Exercise goal
Any pictures in the records below must be left out when you repeat the lines from the line containing "Convert this chart" through the line containing "-1.57, -3.27, -9.2];" exactly.
— start Given records —
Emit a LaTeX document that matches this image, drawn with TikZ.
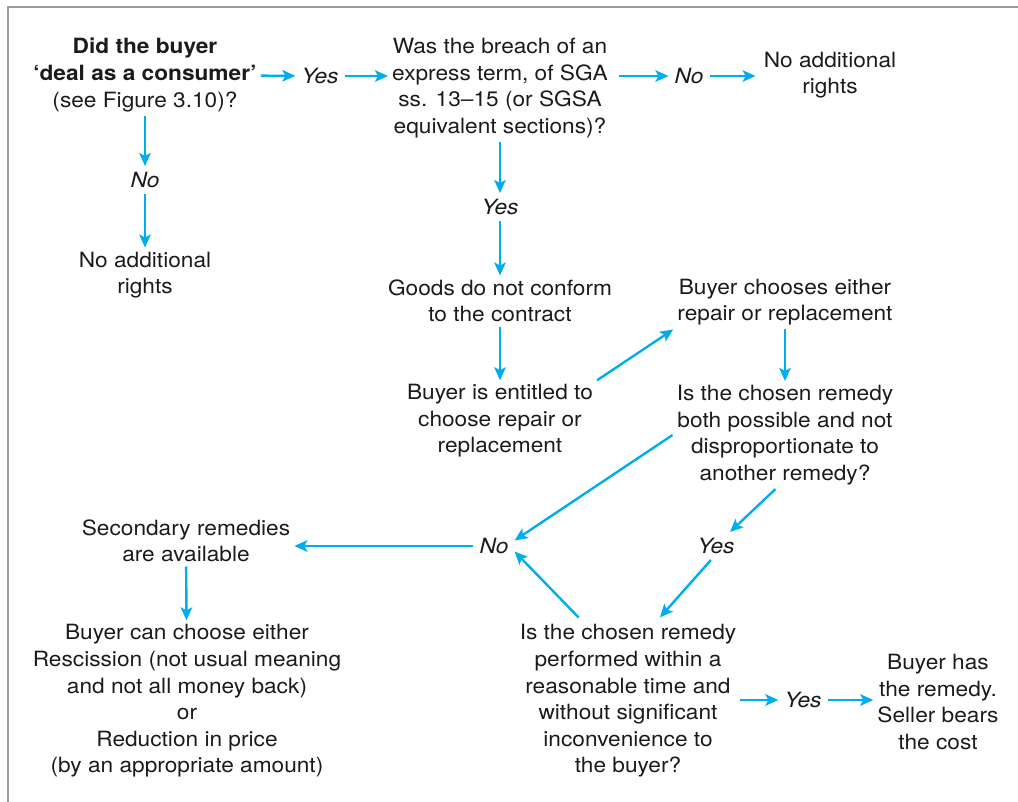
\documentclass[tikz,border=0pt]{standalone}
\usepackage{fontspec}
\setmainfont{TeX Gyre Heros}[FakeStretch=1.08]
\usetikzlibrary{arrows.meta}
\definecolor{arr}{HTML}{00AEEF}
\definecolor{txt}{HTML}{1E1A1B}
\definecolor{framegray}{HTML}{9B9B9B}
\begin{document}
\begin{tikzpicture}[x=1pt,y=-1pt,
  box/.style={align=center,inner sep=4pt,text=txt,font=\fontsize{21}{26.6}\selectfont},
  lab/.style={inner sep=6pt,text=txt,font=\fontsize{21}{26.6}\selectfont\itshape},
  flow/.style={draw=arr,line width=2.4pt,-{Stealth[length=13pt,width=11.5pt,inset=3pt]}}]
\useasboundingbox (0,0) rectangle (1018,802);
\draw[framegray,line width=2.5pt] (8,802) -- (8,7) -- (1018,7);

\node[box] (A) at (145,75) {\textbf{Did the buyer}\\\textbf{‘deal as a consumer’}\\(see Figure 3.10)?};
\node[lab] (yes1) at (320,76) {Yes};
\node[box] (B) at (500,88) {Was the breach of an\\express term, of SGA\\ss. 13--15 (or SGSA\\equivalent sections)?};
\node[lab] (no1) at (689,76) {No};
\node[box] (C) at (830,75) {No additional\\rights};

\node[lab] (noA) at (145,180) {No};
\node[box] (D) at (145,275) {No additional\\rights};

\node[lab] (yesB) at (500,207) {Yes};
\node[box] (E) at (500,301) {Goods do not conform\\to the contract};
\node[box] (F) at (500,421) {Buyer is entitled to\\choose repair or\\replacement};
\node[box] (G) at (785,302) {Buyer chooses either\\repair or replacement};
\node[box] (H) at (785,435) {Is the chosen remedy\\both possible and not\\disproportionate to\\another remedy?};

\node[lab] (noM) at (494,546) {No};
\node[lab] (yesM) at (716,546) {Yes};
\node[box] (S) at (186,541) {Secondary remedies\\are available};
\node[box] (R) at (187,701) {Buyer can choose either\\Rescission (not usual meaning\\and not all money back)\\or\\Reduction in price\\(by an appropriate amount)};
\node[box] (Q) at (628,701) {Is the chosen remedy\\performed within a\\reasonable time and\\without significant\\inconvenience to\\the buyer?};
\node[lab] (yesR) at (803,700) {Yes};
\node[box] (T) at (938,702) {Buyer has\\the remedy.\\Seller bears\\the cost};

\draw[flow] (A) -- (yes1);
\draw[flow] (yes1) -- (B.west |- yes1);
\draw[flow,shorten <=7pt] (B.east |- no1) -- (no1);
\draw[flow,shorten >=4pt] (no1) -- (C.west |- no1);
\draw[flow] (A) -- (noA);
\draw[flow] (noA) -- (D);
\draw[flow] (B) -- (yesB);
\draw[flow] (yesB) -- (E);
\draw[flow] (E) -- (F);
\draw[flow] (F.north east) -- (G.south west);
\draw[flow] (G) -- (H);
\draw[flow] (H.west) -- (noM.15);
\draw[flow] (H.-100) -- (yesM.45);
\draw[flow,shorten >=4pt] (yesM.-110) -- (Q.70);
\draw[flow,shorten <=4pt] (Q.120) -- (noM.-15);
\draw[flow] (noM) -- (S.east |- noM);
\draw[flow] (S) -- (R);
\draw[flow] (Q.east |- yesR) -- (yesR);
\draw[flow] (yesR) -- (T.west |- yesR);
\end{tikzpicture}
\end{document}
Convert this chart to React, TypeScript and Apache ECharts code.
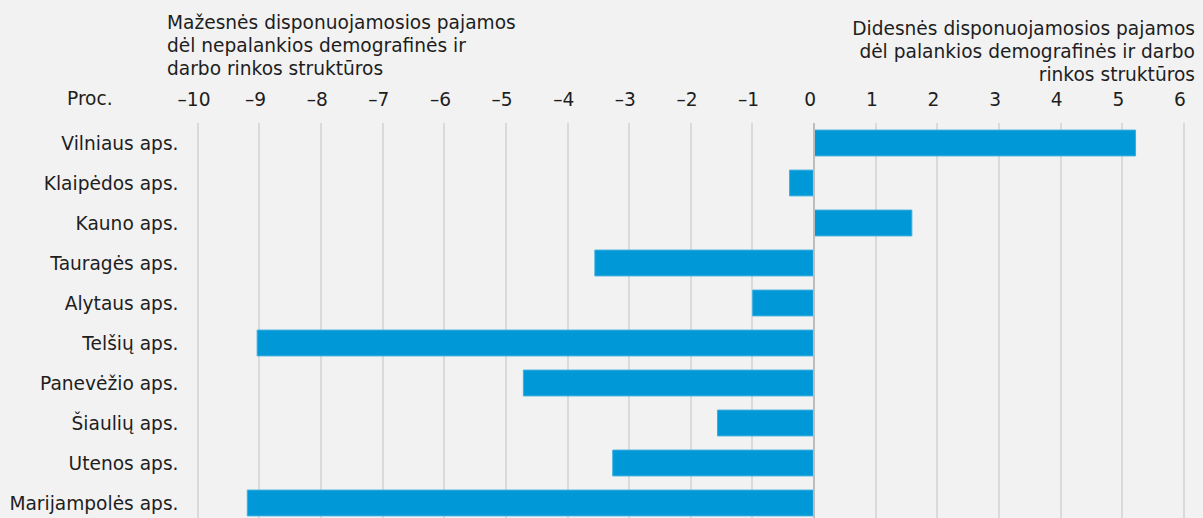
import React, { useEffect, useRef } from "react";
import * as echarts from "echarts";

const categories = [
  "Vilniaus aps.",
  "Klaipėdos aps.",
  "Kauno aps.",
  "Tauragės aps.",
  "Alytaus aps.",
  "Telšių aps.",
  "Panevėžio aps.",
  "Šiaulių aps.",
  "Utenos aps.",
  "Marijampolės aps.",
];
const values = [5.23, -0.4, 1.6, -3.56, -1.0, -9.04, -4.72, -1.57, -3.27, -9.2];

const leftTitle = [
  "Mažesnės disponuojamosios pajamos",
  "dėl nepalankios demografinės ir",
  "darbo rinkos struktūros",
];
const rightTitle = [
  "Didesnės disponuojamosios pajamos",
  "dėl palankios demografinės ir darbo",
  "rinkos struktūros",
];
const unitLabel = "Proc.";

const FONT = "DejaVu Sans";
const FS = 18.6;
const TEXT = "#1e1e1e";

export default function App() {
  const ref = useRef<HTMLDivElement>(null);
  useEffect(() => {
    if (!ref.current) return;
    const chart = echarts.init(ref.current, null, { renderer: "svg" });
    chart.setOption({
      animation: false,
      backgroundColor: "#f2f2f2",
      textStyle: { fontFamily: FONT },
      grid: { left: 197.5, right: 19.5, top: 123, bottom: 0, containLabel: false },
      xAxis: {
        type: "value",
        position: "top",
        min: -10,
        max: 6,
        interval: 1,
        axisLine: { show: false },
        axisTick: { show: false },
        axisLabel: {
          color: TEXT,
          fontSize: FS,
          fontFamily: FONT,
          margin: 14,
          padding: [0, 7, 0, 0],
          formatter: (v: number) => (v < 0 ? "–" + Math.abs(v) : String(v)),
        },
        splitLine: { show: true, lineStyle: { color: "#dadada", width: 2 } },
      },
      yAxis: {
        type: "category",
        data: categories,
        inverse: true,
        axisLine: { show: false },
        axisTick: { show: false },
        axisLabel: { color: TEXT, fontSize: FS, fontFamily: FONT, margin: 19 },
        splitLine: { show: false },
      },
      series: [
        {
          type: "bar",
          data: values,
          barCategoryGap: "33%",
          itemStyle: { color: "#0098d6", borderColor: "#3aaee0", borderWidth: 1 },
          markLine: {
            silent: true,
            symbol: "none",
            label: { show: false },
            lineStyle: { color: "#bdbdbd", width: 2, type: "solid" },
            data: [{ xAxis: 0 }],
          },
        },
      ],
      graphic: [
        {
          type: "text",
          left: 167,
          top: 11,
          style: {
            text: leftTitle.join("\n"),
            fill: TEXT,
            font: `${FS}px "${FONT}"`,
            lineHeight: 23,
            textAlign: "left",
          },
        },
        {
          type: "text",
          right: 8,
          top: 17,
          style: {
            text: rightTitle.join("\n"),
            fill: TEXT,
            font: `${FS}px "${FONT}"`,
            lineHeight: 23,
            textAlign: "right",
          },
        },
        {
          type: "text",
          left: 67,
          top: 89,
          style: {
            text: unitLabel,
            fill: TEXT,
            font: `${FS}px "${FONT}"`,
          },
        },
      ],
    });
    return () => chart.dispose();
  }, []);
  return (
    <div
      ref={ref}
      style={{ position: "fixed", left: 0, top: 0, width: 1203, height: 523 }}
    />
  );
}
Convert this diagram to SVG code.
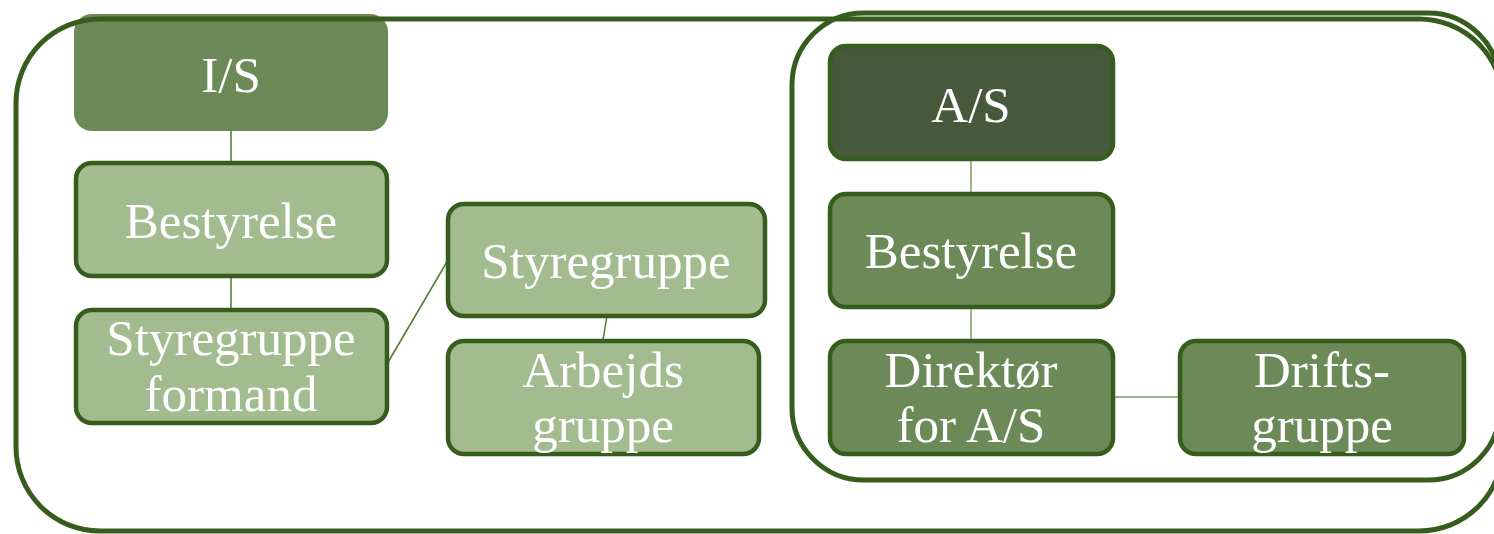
— end Given records —
Full response
Convert this chart to React, TypeScript and Apache ECharts code.
import React, { useEffect, useRef } from "react";
import * as echarts from "echarts";

const categories = [
  "Vilniaus aps.",
  "Klaipėdos aps.",
  "Kauno aps.",
  "Tauragės aps.",
  "Alytaus aps.",
  "Telšių aps.",
  "Panevėžio aps.",
  "Šiaulių aps.",
  "Utenos aps.",
  "Marijampolės aps.",
];
const values = [5.23, -0.4, 1.6, -3.56, -1.0, -9.04, -4.72, -1.57, -3.27, -9.2];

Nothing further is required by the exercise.